- Vancouver, British Columbia - I took the train downtown dressed as the Riddler. People were doing their best not to stare at the green suit, purple tie, and cheap bowler hat with a question mark. I walk down Granville Street amongst the crowds feeling a little out of place, even though Vancouver is a host to many people from many walks of life. I should feel like I’m perfectly blended in with this eclectic crowd on this Friday evening.
It’s not until I get within sight of the Cellar nightclub on Smithe that I see a line up of others dressed in a multitude of costumes. I breathe a sigh of relief, and then feel a little ashamed that these hundreds of people in costumes better (and some far more revealing) than mine have no issue letting their inner geek out.
“I'd say [the crowd we attract] are hard to pinpoint,” says Fairlith Harvey, organizer and creator of Geeks After Dark. “Some are people who are really shy and geeky are trying to get out there in what they feel is a safe environment; there are people who wander in off the street, hipsters, outgoing geeks, cosplayers who just want to show off their work, and just people who have an affinity for geeky stuff that they don't necessarily show in their day to day life.”
I first met Fairlith through my cinema, as she was the contact for the Rocky Horror Picture Show shadow cast, who perform regularly at the Rio Theatre. She’s a charming lady, with the much-sought after ability to command an audience’s attention, and absolute ease in front of large crowds. “I went to VCC for event and wedding planning, and (irrelevantly) went to theatre school right out of college,” she explains.

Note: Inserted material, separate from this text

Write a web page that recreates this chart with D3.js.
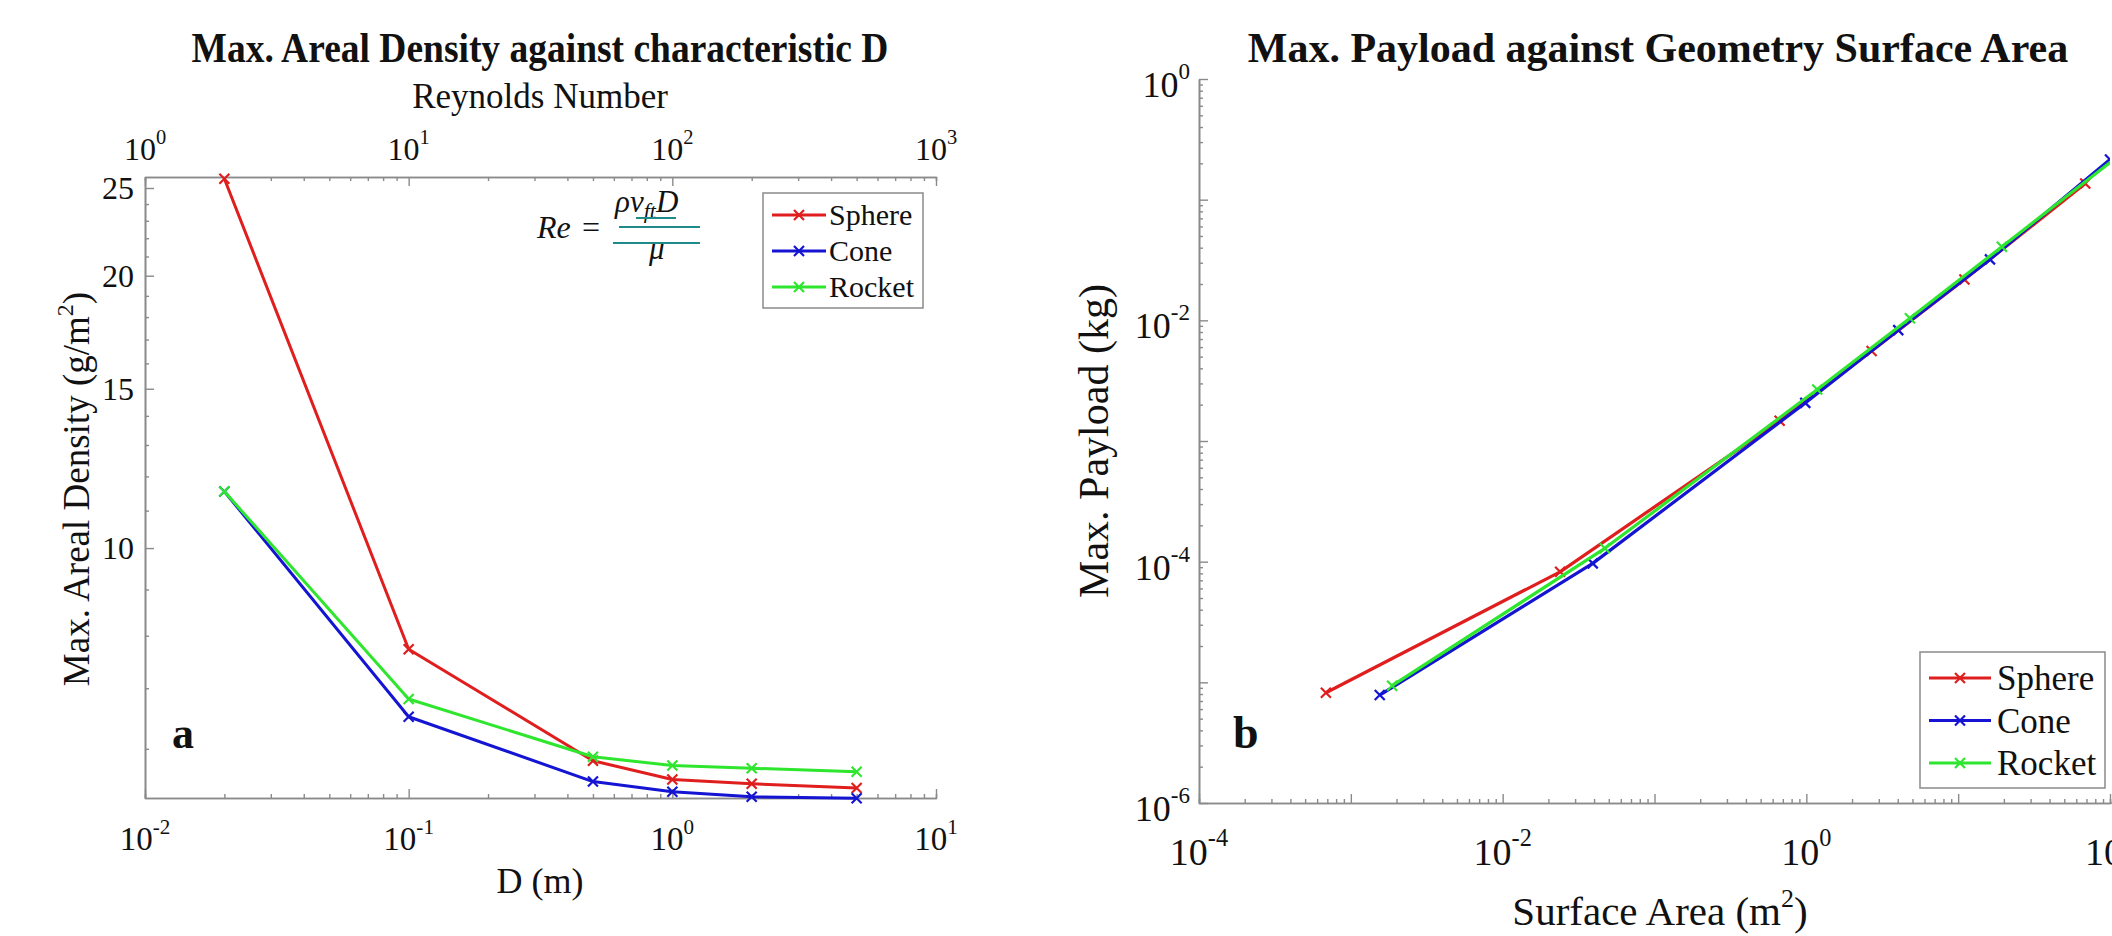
<!DOCTYPE html>
<html><head><meta charset="utf-8">
<script src="https://cdn.jsdelivr.net/npm/d3@7"></script>
<style>
body{margin:0;background:#fff;}
svg{display:block;}
text{font-family:"Liberation Serif","Times New Roman",serif;fill:#111;}
</style>
</head><body>
<svg id="c" width="2112" height="936"></svg>
<script>
// ---------- data ----------
const seriesNames = ["Sphere", "Cone", "Rocket"];
const seriesColors = ["#e01e1e", "#1414d2", "#2ee62e"];

// panel a
const diameters = [0.02, 0.1, 0.5, 1, 2, 5];
const densitySphere = [25.6, 7.73, 5.82, 5.55, 5.49, 5.43];
const densityCone = [11.55, 6.51, 5.52, 5.38, 5.31, 5.29];
const densityRocket = [11.55, 6.81, 5.88, 5.75, 5.71, 5.66];
const densityTickLabels = [10, 15, 20, 25];
const densityMinorTicks = d3.range(6, 26);
const dMajorTicks = [0.01, 0.1, 1, 10];
const reMajorTicks = [1, 10, 100, 1000];

// panel b
const areaSphere = [6.85e-4, 0.0239, 0.667, 2.69, 11.0, 68.7];
const payloadSphere = [8.2e-6, 8.24e-5, 1.47e-3, 5.58e-3, 0.0218, 0.136];
const areaCone = [1.55e-3, 0.0392, 0.984, 4.03, 16.2, 100];
const payloadCone = [7.85e-6, 9.68e-5, 2.07e-3, 8.30e-3, 0.0320, 0.215];
const areaRocket = [1.87e-3, 0.0471, 1.18, 4.81, 19.4, 121];
const payloadRocket = [9.38e-6, 1.29e-4, 2.67e-3, 0.0104, 0.0407, 0.245];
const areaLabelTicks = [1e-4, 1e-2, 1, 1e2];
const payloadLabelTicks = [1e-6, 1e-4, 1e-2, 1];

// ---------- helpers ----------
const svg = d3.select("#c");
const AX = "#8a8a8a";

function styleAxis(g) {
  g.selectAll("path.domain").attr("stroke", AX).attr("stroke-width", 1.6);
  g.selectAll(".tick line").attr("stroke", AX).attr("stroke-width", 1.4);
  g.selectAll(".tick text").remove();
}
function pow10Label(sel, v, size) {
  const e = Math.round(Math.log10(v));
  sel.text(null);
  sel.append("tspan").text("10");
  sel.append("tspan").attr("font-size", size * 0.64).attr("dy", -size * 0.5).text(e);
}
function cross(g, x, y, r, color, w) {
  g.append("path").attr("d", `M${x - r},${y - r}L${x + r},${y + r}M${x - r},${y + r}L${x + r},${y - r}`)
    .attr("stroke", color).attr("stroke-width", w).attr("fill", "none");
}

// ================= PANEL A =================
const xD = d3.scaleLog().domain([0.01, 10]).range([145, 936]);
const xRe = d3.scaleLog().domain([1, 1000]).range([145, 936]);
const yDen = d3.scaleLog().domain([5.294, 25.71]).range([798, 177]);
const ga = svg.append("g");

// axes: bottom
ga.append("g").attr("transform", "translate(0,798)")
  .call(d3.axisBottom(xD).tickValues(xD.ticks().filter(v => !dMajorTicks.includes(v))).tickSize(-4).tickFormat(""))
  .call(styleAxis);
ga.append("g").attr("transform", "translate(0,798)")
  .call(d3.axisBottom(xD).tickValues(dMajorTicks).tickSize(-9).tickSizeOuter(0).tickFormat(""))
  .call(styleAxis);
// top (Reynolds)
ga.append("g").attr("transform", "translate(0,177)")
  .call(d3.axisTop(xRe).tickValues(xRe.ticks().filter(v => !reMajorTicks.includes(v))).tickSize(-4).tickFormat(""))
  .call(styleAxis);
ga.append("g").attr("transform", "translate(0,177)")
  .call(d3.axisTop(xRe).tickValues(reMajorTicks).tickSize(-9).tickSizeOuter(0).tickFormat(""))
  .call(styleAxis);
// left
ga.append("g").attr("transform", "translate(145,0)")
  .call(d3.axisLeft(yDen).tickValues(densityMinorTicks.filter(v => !densityTickLabels.includes(v))).tickSize(-4).tickSizeOuter(0).tickFormat(""))
  .call(styleAxis);
ga.append("g").attr("transform", "translate(145,0)")
  .call(d3.axisLeft(yDen).tickValues(densityTickLabels).tickSize(-9).tickSizeOuter(0).tickFormat(""))
  .call(styleAxis);

// tick labels
ga.selectAll("text.xb").data(dMajorTicks).join("text").attr("class", "xb")
  .attr("x", d => xD(d)).attr("y", 850).attr("text-anchor", "middle").attr("font-size", 33)
  .each(function (d) { pow10Label(d3.select(this), d, 33); });
ga.selectAll("text.xt").data(reMajorTicks).join("text").attr("class", "xt")
  .attr("x", d => xRe(d)).attr("y", 160).attr("text-anchor", "middle").attr("font-size", 32)
  .each(function (d) { pow10Label(d3.select(this), d, 32); });
ga.selectAll("text.yl").data(densityTickLabels).join("text").attr("class", "yl")
  .attr("x", 134).attr("y", d => yDen(d) + 11).attr("text-anchor", "end").attr("font-size", 32)
  .text(d => d);

// titles & labels
ga.append("text").attr("transform", "translate(540,62) scale(1,1.1)").attr("text-anchor", "middle")
  .attr("font-size", 37.5).attr("font-weight", "bold").text("Max. Areal Density against characteristic D");
ga.append("text").attr("x", 540).attr("y", 108).attr("text-anchor", "middle")
  .attr("font-size", 35).text("Reynolds Number");
ga.append("text").attr("x", 540).attr("y", 893).attr("text-anchor", "middle")
  .attr("font-size", 36).text("D (m)");
const yla = ga.append("text").attr("transform", "translate(89,489) rotate(-90)")
  .attr("text-anchor", "middle").attr("font-size", 37);
yla.append("tspan").text("Max. Areal Density (g/m");
yla.append("tspan").attr("font-size", 24).attr("dy", -16).text("2");
yla.append("tspan").attr("dy", 16).text(")");
ga.append("text").attr("x", 172).attr("y", 748).attr("font-size", 44).attr("font-weight", "bold").text("a");

// equation
const eq = ga.append("g");
eq.append("text").attr("x", 537).attr("y", 238).attr("font-size", 32).attr("font-style", "italic").text("Re");
eq.append("text").attr("x", 582).attr("y", 238).attr("font-size", 32).text("=");
const num = eq.append("text").attr("x", 615).attr("y", 212).attr("font-size", 31).attr("font-style", "italic");
num.append("tspan").text("ρv");
num.append("tspan").attr("font-size", 22).attr("dy", 6).text("ft");
num.append("tspan").attr("dy", -6).text("D");
eq.append("text").attr("x", 649).attr("y", 259).attr("font-size", 31).attr("font-style", "italic").text("μ");
eq.append("line").attr("x1", 619).attr("x2", 700).attr("y1", 227).attr("y2", 227).attr("stroke", "#1f8a8a").attr("stroke-width", 2);
eq.append("line").attr("x1", 613).attr("x2", 700).attr("y1", 243).attr("y2", 243).attr("stroke", "#1f8a8a").attr("stroke-width", 2);
eq.append("line").attr("x1", 636).attr("x2", 676).attr("y1", 218).attr("y2", 218).attr("stroke", "#1f8a8a").attr("stroke-width", 2);

// series
const densitySeries = [densitySphere, densityCone, densityRocket];
const lineA = d3.line().x(d => xD(d[0])).y(d => yDen(d[1]));
densitySeries.forEach((vals, i) => {
  const pts = diameters.map((d, j) => [d, vals[j]]);
  ga.append("path").attr("d", lineA(pts)).attr("fill", "none")
    .attr("stroke", seriesColors[i]).attr("stroke-width", 3).attr("stroke-linejoin", "round");
  pts.forEach(p => cross(ga, xD(p[0]), yDen(p[1]), 5, seriesColors[i], 2.2));
});

// legend a
const lga = ga.append("g");
lga.append("rect").attr("x", 763).attr("y", 193).attr("width", 160).attr("height", 115)
  .attr("fill", "#fff").attr("stroke", "#8a8a8a").attr("stroke-width", 1.5);
seriesNames.forEach((n, i) => {
  const y = 215 + i * 36;
  lga.append("line").attr("x1", 772).attr("x2", 826).attr("y1", y).attr("y2", y)
    .attr("stroke", seriesColors[i]).attr("stroke-width", 3);
  cross(lga, 799, y, 5, seriesColors[i], 2.2);
  lga.append("text").attr("x", 829).attr("y", y + 10).attr("font-size", 30).text(n);
});

// ================= PANEL B =================
const xA = d3.scaleLog().domain([1e-4, 1e2]).range([1199, 2110]);
const yP = d3.scaleLog().domain([1e-6, 1]).range([803, 79]);
const gb = svg.append("g");

const isDecade = v => Math.abs(Math.log10(v) - Math.round(Math.log10(v))) < 1e-9;
gb.append("g").attr("transform", "translate(0,803)")
  .call(d3.axisBottom(xA).tickValues(xA.ticks().filter(v => !isDecade(v))).tickSize(-4).tickFormat(""))
  .call(styleAxis);
gb.append("g").attr("transform", "translate(0,803)")
  .call(d3.axisBottom(xA).tickValues(xA.ticks().filter(isDecade)).tickSize(-9).tickSizeOuter(0).tickFormat(""))
  .call(styleAxis);
gb.append("line").attr("x1", 2110).attr("x2", 2112).attr("y1", 803).attr("y2", 803).attr("stroke", AX).attr("stroke-width", 1.6);
gb.append("g").attr("transform", "translate(1199,0)")
  .call(d3.axisLeft(yP).tickValues(yP.ticks().filter(v => !isDecade(v))).tickSize(-4).tickSizeOuter(0).tickFormat(""))
  .call(styleAxis);
gb.append("g").attr("transform", "translate(1199,0)")
  .call(d3.axisLeft(yP).tickValues(yP.ticks().filter(isDecade)).tickSize(-9).tickSizeOuter(0).tickFormat(""))
  .call(styleAxis);

gb.selectAll("text.xb").data(areaLabelTicks).join("text").attr("class", "xb")
  .attr("x", d => xA(d)).attr("y", 865).attr("text-anchor", "middle").attr("font-size", 38)
  .each(function (d) { pow10Label(d3.select(this), d, 38); });
gb.selectAll("text.yl").data(payloadLabelTicks).join("text").attr("class", "yl")
  .attr("x", 1190).attr("y", d => yP(d) + 18).attr("text-anchor", "end").attr("font-size", 36)
  .each(function (d) { pow10Label(d3.select(this), d, 36); });

gb.append("text").attr("x", 1658).attr("y", 62).attr("text-anchor", "middle")
  .attr("font-size", 42).attr("font-weight", "bold").text("Max. Payload against Geometry Surface Area");
const xlb = gb.append("text").attr("x", 1660).attr("y", 925).attr("text-anchor", "middle").attr("font-size", 41);
xlb.append("tspan").text("Surface Area (m");
xlb.append("tspan").attr("font-size", 26).attr("dy", -18).text("2");
xlb.append("tspan").attr("dy", 18).text(")");
gb.append("text").attr("transform", "translate(1108,441) rotate(-90)").attr("text-anchor", "middle")
  .attr("font-size", 42).text("Max. Payload (kg)");
gb.append("text").attr("x", 1233).attr("y", 748).attr("font-size", 46).attr("font-weight", "bold").text("b");

svg.append("clipPath").attr("id", "clipb").append("rect").attr("x", 1199).attr("y", 79).attr("width", 911).attr("height", 724);
const gbl = gb.append("g").attr("clip-path", "url(#clipb)");
const payloadSeries = [[areaSphere, payloadSphere], [areaCone, payloadCone], [areaRocket, payloadRocket]];
const lineB = d3.line().x(d => xA(d[0])).y(d => yP(d[1]));
payloadSeries.forEach(([xs, ys], i) => {
  const pts = xs.map((x, j) => [x, ys[j]]);
  gbl.append("path").attr("d", lineB(pts)).attr("fill", "none")
    .attr("stroke", seriesColors[i]).attr("stroke-width", 3.2).attr("stroke-linejoin", "round");
  pts.forEach(p => cross(gbl, xA(p[0]), yP(p[1]), 5, seriesColors[i], 2.2));
});

// legend b
const lgb = gb.append("g");
lgb.append("rect").attr("x", 1920).attr("y", 652).attr("width", 185).attr("height", 136)
  .attr("fill", "#fff").attr("stroke", "#8a8a8a").attr("stroke-width", 1.5);
seriesNames.forEach((n, i) => {
  const y = 678 + i * 42.5;
  lgb.append("line").attr("x1", 1929).attr("x2", 1991).attr("y1", y).attr("y2", y)
    .attr("stroke", seriesColors[i]).attr("stroke-width", 3);
  cross(lgb, 1960, y, 5, seriesColors[i], 2.2);
  lgb.append("text").attr("x", 1997).attr("y", y + 12).attr("font-size", 35).text(n);
});
</script>
</body></html>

The idea of an adult party celebrating the geek culture had humble beginnings with Fairlith and friend Tyler Nicol coming up with it while organizing a convention that never wound up happening. The first Geeks After Dark was held at the WISE Hall, but from the second one on, every event has been at the lovely Cellar. Before long, the two were joined by Cameron Russell, and the three have been serving in a multitude of roles.
Walking downstairs into the Cellar, I noticed Fairlith was manning the sound just off the side of the stage.
“I do DJ, but my role is that of producer,” Fairlith explains. “Cam runs social media and writes, Tyler writes and does stuff like press releases and sponsor emails, and both help where it is needed. But I deal with sponsors, run the errands, usually make the costumes, write the trivia, come up with initial playlist (with denial rights going to Cam and Tyler), coordinate volunteers, put prize packages together, book and pay performers, and run the board on the night. Cam spends hours and hours a week on social media, and Tyler helps with ideas and errands and everything. Everyone does a lot of work.”
Once the event started, Cameron and Tyler took to the stage dressed as Woody and Buzz from Toy Story in entirely too-convincing costumes, and I was immediately impressed with the extremely funny banter, chock full of intelligent innuendo. The crowd was super pleased, hooting and hollering.
“Everything that happens onstage is scripted, and they write all that.” I express a lot of surprise at this, seeing as how natural the two are on stage. “Not ad-libbed at all.”
It was a surprisingly jam-packed evening with the burlesque (and other risqué) shows, with both trivia and costume contests backed up by prize packs from local sponsors, like Golden Age Collectables and Gotham Collectables. “The idea of sponsors didn't even occur to me,” Fairlith tells me. “Then Tyler's boss at Gamedeals was excited by our idea and gave us some stuff. Then Gotham heard and offered. We have only actively approached one store; everyone else has come to us.”
Such sponsorship is any endeavor’s dream come true, and Geeks After Dark was very quick to acknowledge and thank them over the course of the evening. I couldn’t help but wonder if any of the costumed fellows were employees.
After the structured part of the evening came the socializing and the dancing. With Fairlith at the helm, we were treated to a variety of dance and nostalgic songs, as well as theme tunes to television shows of days past. Fairlith recalls an earlier event which holds surreal significance for her: “The first time we played the Bill Nye theme during the dance party and everyone was going 'Bill! Bill! Bill!'... I just felt, weirdly, like we had stumbled on something kind of special.”
Naturally, I was curious as to the obstacles they encountered trying to build notoriety with the program, and any other issues that came about while pulling this all together. Surely, anything this passionately created with so many variables ran into its own fair share of hitches, right? “It has honestly been a fairly bump-free journey,” Fairlith assures me. “Everyone has been really supportive; I think GAD is important in that it has received such a happy reception from people. I think it was needed.”
Looking around at the 250 happy people that night was quite the experience, and attendees ranged from those dressed in casual duds to the most spectacular and inventive costumes. Even costumes completely unrelated to the theme were welcomed, as anyone with balls enough to stomp around downtown dressed as Pikachu was worthy of respect (and a $2 discount).
Fairlith has high hopes for the program, aspiring for it to be a full-time job, and with each program being so successful, it doesn’t seem lofty. So on July 14th, why not pop down to the Cellar and see for yourself? And give Fairlith, Cameron, and Tyler a wave, as it’s a hard job reinventing a city’s nightlife.